Only the lines from the line containing "Reproduce this chart with Apache ECharts." through the line containing "const barColors = ['#127012', '#2020df', '#2020df', '#127012']" should be reproduced, please, with no pictures.

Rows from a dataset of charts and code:
○ ○ ○ ○ ○

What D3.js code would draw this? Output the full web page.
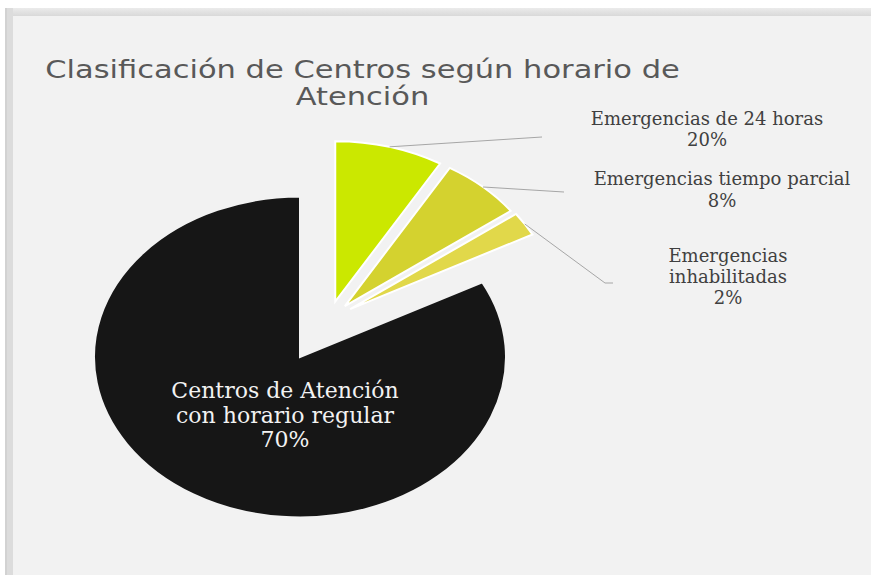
<!DOCTYPE html>
<html>
<head>
<meta charset="utf-8">
<script src="https://cdn.jsdelivr.net/npm/d3@7"></script>
<style>
  body { margin: 0; background: #fff; }
  svg { display: block; }
</style>
</head>
<body>
<div id="chart"></div>
<script>
(function () {

  // data
  var categories = ["Emergencias de 24 horas", "Emergencias tiempo parcial", "Emergencias inhabilitadas", "Centros de Atención con horario regular"];
  var values = [8.5, 6.4, 2.4, 82.7];          // slice sizes as drawn
  var pctLabels = ["20%", "8%", "2%", "70%"];   // percentages as printed
  var labelLines = [
    ["Emergencias de 24 horas"],
    ["Emergencias tiempo parcial"],
    ["Emergencias", "inhabilitadas"],
    ["Centros de Atención", "con horario regular"]
  ];
  var exploded = [true, true, true, false];
  var title = ["Clasificación de Centros según horario de", "Atención"];

  var w = 871;
  var h = 575;

  var colors = ["#cbe800", "#d4d22f", "#e1d84a", "#161616"];

  // pie is an ellipse: draw on a circle and stretch x
  var cx = 300, cy = 357;
  var r = 160.5;
  var sx = 206 / r;
  var explodeDist = 0.385 * r;

  // label placement (center x, first baseline, line step)
  var labelPos = [
    { x: 707, y: 125, step: 21, end: [[542, 137]] },
    { x: 722, y: 185, step: 22, end: [[564, 192]] },
    { x: 728, y: 262, step: 21, end: [[605, 283], [613, 283]] },
    { x: 285, y: 398, step: 24.5 }
  ];

  var svg = d3.select("#chart")
    .append("svg")
    .attr("width", w)
    .attr("height", h)

  // frame
  var grad = svg.append("defs").append("linearGradient")
    .attr("id", "topband").attr("x1", 0).attr("x2", 0).attr("y1", 0).attr("y2", 1)
  grad.append("stop").attr("offset", "0%").attr("stop-color", "#ebebeb")
  grad.append("stop").attr("offset", "100%").attr("stop-color", "#d9d9d9")

  svg.append("rect").attr("x", 5).attr("y", 8).attr("width", w - 5).attr("height", 8)
    .style("fill", "url(#topband)")
  svg.append("rect").attr("x", 5).attr("y", 8).attr("width", 8).attr("height", h - 8)
    .style("fill", "#dcdcdc")
  svg.append("rect").attr("x", 5).attr("y", 8).attr("width", 2).attr("height", h - 8)
    .style("fill", "#d2d2d2")
  svg.append("rect").attr("x", 13).attr("y", 16).attr("width", w - 13).attr("height", h - 16)
    .style("fill", "#f2f2f2")

  // title
  var tg = svg.append("g")
  title.forEach(function (t, i) {
    tg.append("text")
      .attr("transform", "translate(362.5," + (78 + i * 27) + ") scale(1.22,1)")
      .attr("text-anchor", "middle")
      .style("font-family", "'DejaVu Sans', sans-serif")
      .style("font-size", "25px")
      .style("fill", "#595959")
      .text(t)
  })

  var pie = d3.pie().sort(null).value(function (d) { return d; })
  var arcs = pie(values)

  var arc = d3.arc().innerRadius(0).outerRadius(r)

  var group = arcs.filter(function (d, i) { return exploded[i]; })
  var groupMid = (d3.min(group, function (d) { return d.startAngle; }) + d3.max(group, function (d) { return d.endAngle; })) / 2

  function offset(d, i) {
    if (!exploded[i]) return [0, 0];
    var mid = (d.startAngle + d.endAngle) / 2
    var a = groupMid + (mid - groupMid) * 0.3
    return [explodeDist * Math.sin(a), -explodeDist * Math.cos(a)]
  }

  var pieG = svg.append("g")
    .attr("transform", "translate(" + cx + "," + cy + ") scale(" + sx + ",1)")

  pieG.selectAll(".slice")
    .data(arcs)
    .enter()
    .append("path")
    .attr("class", "slice")
    .attr("transform", function (d, i) {
      var o = offset(d, i)
      return "translate(" + o[0] + "," + o[1] + ")"
    })
    .attr("d", arc)
    .style("fill", function (d, i) { return colors[i]; })
    .style("stroke", function (d, i) { return exploded[i] ? "#ffffff" : "#f2f2f2"; })
    .style("stroke-width", 2)
    .attr("vector-effect", "non-scaling-stroke")

  // leader lines from outer arc midpoint to label
  arcs.forEach(function (d, i) {
    if (!labelPos[i].end) return;
    var o = offset(d, i)
    var mid = (d.startAngle + d.endAngle) / 2
    var px = cx + (o[0] + r * Math.sin(mid)) * sx
    var py = cy + o[1] - r * Math.cos(mid)
    var pts = [[px, py]].concat(labelPos[i].end)
    svg.append("path")
      .attr("d", d3.line()(pts))
      .style("fill", "none")
      .style("stroke", "#a6a6a6")
      .style("stroke-width", 1)
  })

  // data labels
  arcs.forEach(function (d, i) {
    var p = labelPos[i]
    var lines = labelLines[i].concat([pctLabels[i]])
    var inside = i === 3
    var txt = svg.append("text")
      .attr("text-anchor", "middle")
      .style("font-family", "'DejaVu Serif', serif")
      .style("font-size", inside ? "22px" : "18px")
      .style("fill", inside ? "#f2f2f2" : "#404040")
    lines.forEach(function (l, j) {
      txt.append("tspan")
        .attr("x", p.x)
        .attr("y", p.y + j * p.step)
        .text(l)
    })
  })

})()
</script>
</body>
</html>
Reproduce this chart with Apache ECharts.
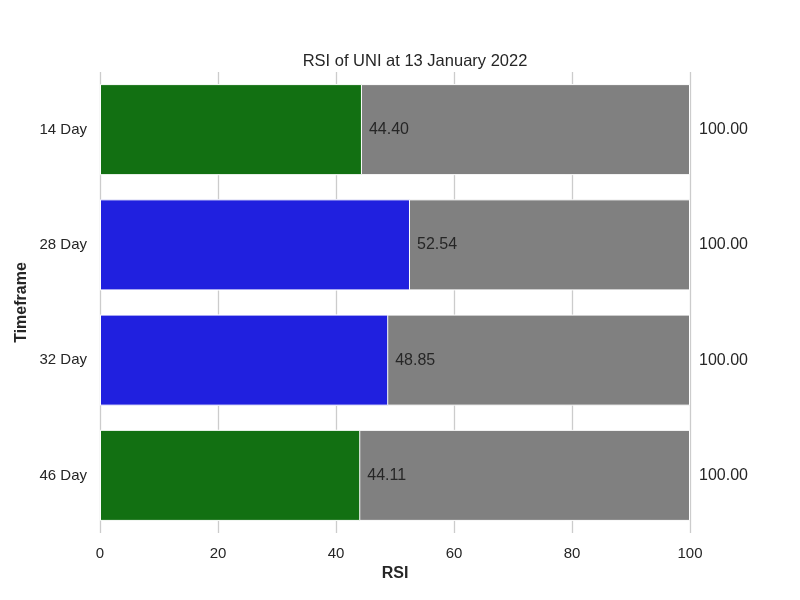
<!DOCTYPE html>
<html>
<head>
<meta charset="utf-8">
<script src="https://cdn.jsdelivr.net/npm/echarts@6/dist/echarts.min.js"></script>
<style>
  html, body { margin: 0; padding: 0; background: #fff; }
  #chart { width: 800px; height: 600px; }
</style>
</head>
<body>
<div id="chart"></div>
<script>
const timeframes = ['14 Day', '28 Day', '32 Day', '46 Day']
const rsiValues = [44.40, 52.54, 48.85, 44.11]
const maxValues = [100, 100, 100, 100]
const xTicks = [0, 20, 40, 60, 80, 100]
// bar colour per timeframe
const barColors = ['#127012', '#2020df', '#2020df', '#127012']

const font = 'Liberation Sans, Arial, sans-serif'
const textColor = '#262626'

const chart = echarts.init(document.getElementById('chart'))
chart.setOption({
  animation: false,
  title: {
    text: 'RSI of UNI at 13 January 2022',
    left: 410,
    top: 48,
    textAlign: 'center',
    textStyle: { fontFamily: font, fontSize: 16.5, fontWeight: 'normal', color: textColor }
  },
  grid: { left: 100, right: 110, top: 72, bottom: 67 },
  xAxis: {
    type: 'value',
    min: xTicks[0],
    max: xTicks[xTicks.length - 1],
    interval: 20,
    name: 'RSI',
    nameLocation: 'middle',
    nameGap: 33,
    nameTextStyle: { fontFamily: font, fontSize: 16, fontWeight: 'bold', color: textColor },
    axisLine: { show: false },
    axisTick: { show: false },
    axisLabel: { fontFamily: font, fontSize: 15, color: textColor, margin: 13 },
    splitLine: { show: true, lineStyle: { color: '#cccccc', width: 1.3 } }
  },
  yAxis: {
    type: 'category',
    data: timeframes,
    inverse: true,
    name: 'Timeframe',
    nameLocation: 'middle',
    nameGap: 70,
    nameMoveOverlap: false,
    nameTextStyle: { fontFamily: font, fontSize: 16, fontWeight: 'bold', color: textColor },
    axisLine: { show: false },
    axisTick: { show: false },
    axisLabel: { fontFamily: font, fontSize: 15, color: textColor, margin: 13 },
    splitLine: { show: false }
  },
  series: [
    {
      name: 'max',
      type: 'bar',
      data: maxValues,
      barWidth: '79%',
      barGap: '-100%',
      itemStyle: { color: '#808080', borderColor: '#ffffff', borderWidth: 1 },
      label: {
        show: true,
        position: 'right',
        distance: 9,
        formatter: p => p.value.toFixed(2),
        fontFamily: font,
        fontSize: 16,
        color: textColor
      },
      z: 2
    },
    {
      name: 'rsi',
      type: 'bar',
      data: rsiValues.map((v, i) => ({ value: v, itemStyle: { color: barColors[i] } })),
      barWidth: '79%',
      itemStyle: { borderColor: '#ffffff', borderWidth: 1 },
      label: {
        show: true,
        position: 'right',
        distance: 7,
        formatter: p => p.value.toFixed(2),
        fontFamily: font,
        fontSize: 16,
        color: textColor
      },
      z: 3
    }
  ]
})
</script>
</body>
</html>
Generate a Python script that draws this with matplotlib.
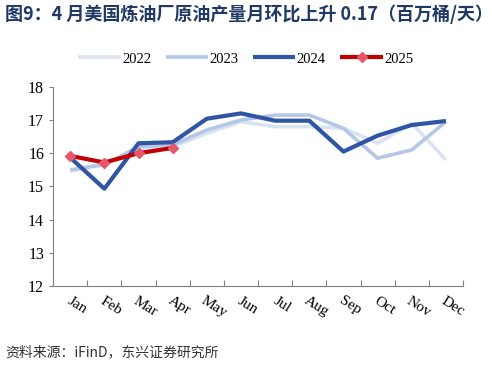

○ ○ ○ ○ ○

Full answer ->
Reproduce this chart with Apache ECharts.
<!DOCTYPE html>
<html>
<head>
<meta charset="utf-8">
<script src="https://cdn.jsdelivr.net/npm/echarts@6/dist/echarts.min.js"></script>
<style>
  html, body { margin: 0; padding: 0; background: #fff; }
  #chart { width: 800px; height: 600px; }
</style>
</head>
<body>
<div id="chart"></div>
<script>
const timeframes = ['14 Day', '28 Day', '32 Day', '46 Day']
const rsiValues = [44.40, 52.54, 48.85, 44.11]
const maxValues = [100, 100, 100, 100]
const xTicks = [0, 20, 40, 60, 80, 100]
// bar colour per timeframe
const barColors = ['#127012', '#2020df', '#2020df', '#127012']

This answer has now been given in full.